BIMB Research said it views these developments as positive for TNB on two fronts.
“Firstly, the new 1.4GW Paka CCGT plant will increase the company’s peninsular gross capacity by 9.3% to 16.7GW, reinforcing its generation footprint.
“Secondly, both the new award and the power purchase agreements (PPA) extensions are earnings-accretive, underpinned by structurally lower generation costs, as Tenaga can secure more competitive capacity charges compared with independent power producers,” it added.
Nevertheless, the research house said it expects the impact on TNB to be modest.
Based on TNB Power Generation Sdn Bhd’s (TNB Genco) annualised financial year 2025 (FY25) forecast net profit of about RM320mil, the new plant implies an incremental contribution of approximately RM29mil, or less than 1% of the company’s total group net profit.
TNB Genco together with Aurora Power Generation Sdn Bhd, has been awarded the 1.4GW CCGT plant in Paka under the NewGen25 Category 2 tender.
In addition, TNB also secured PPA extensions for three gas-fired plants totalling about 1.3 GW, extending operations until Dec 31, 2029.

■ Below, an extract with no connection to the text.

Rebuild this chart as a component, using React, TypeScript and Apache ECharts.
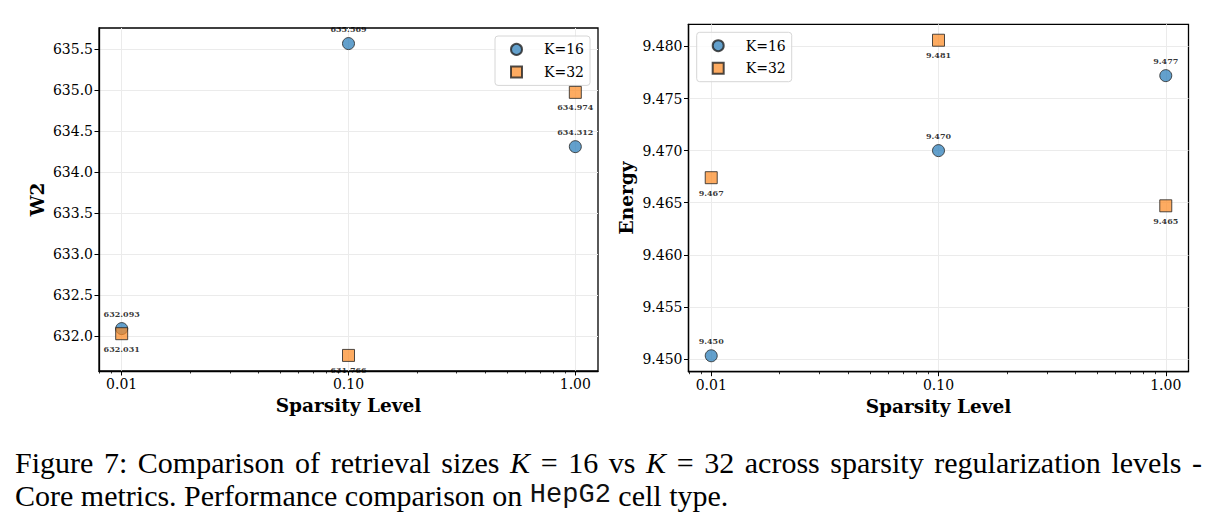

Collectively, these wins give TNB a combined 2.7GW, 42.5% of the 6.3GW total awarded.
BIMB Research said earnings forecasts would remain unchanged at this juncture, pending the release of its fourth quarter of financial year 2025 (4Q25) results on Feb 26 and further updates from its analyst briefing scheduled on Feb 27, 2026.
That said, it is maintaining its “buy” call on TNB with an unchanged target price of RM17.84, premised on its defensive cash flow profile, strategic centrality to Malaysia’s energy transition, and compelling medium-term growth prospects.
“We view that the resolution of the tax adjustments and the Finance Ministry’s approval of the investment allowance remove a key overhang, TNB retains clear multi-year earnings visibility anchored by an expanding regulated asset base and stable returns,” the research house said.
CGS International Research said it views the PPA extensions and new CCGT positively, as these wins are strategically significant for TNB’s GenCo business.
It said the plant extensions provide medium-term earnings visibility, while the new CCGT plant should improve the overall quality of its generation portfolio, as a new, more efficient plant should help support higher margins and lower maintenance and running costs.
“We reiterate our ‘add’ rating on TNB with an unchanged sum-of-parts-based target price of RM16.60, maintaining it as one of our top picks in Malaysia,” it added.
“We continue to view the company as the central enabler and key beneficiary of Malaysia’s accelerating energy expansion – a structural growth story driven by rising power demand and a new multi-year investment cycle.”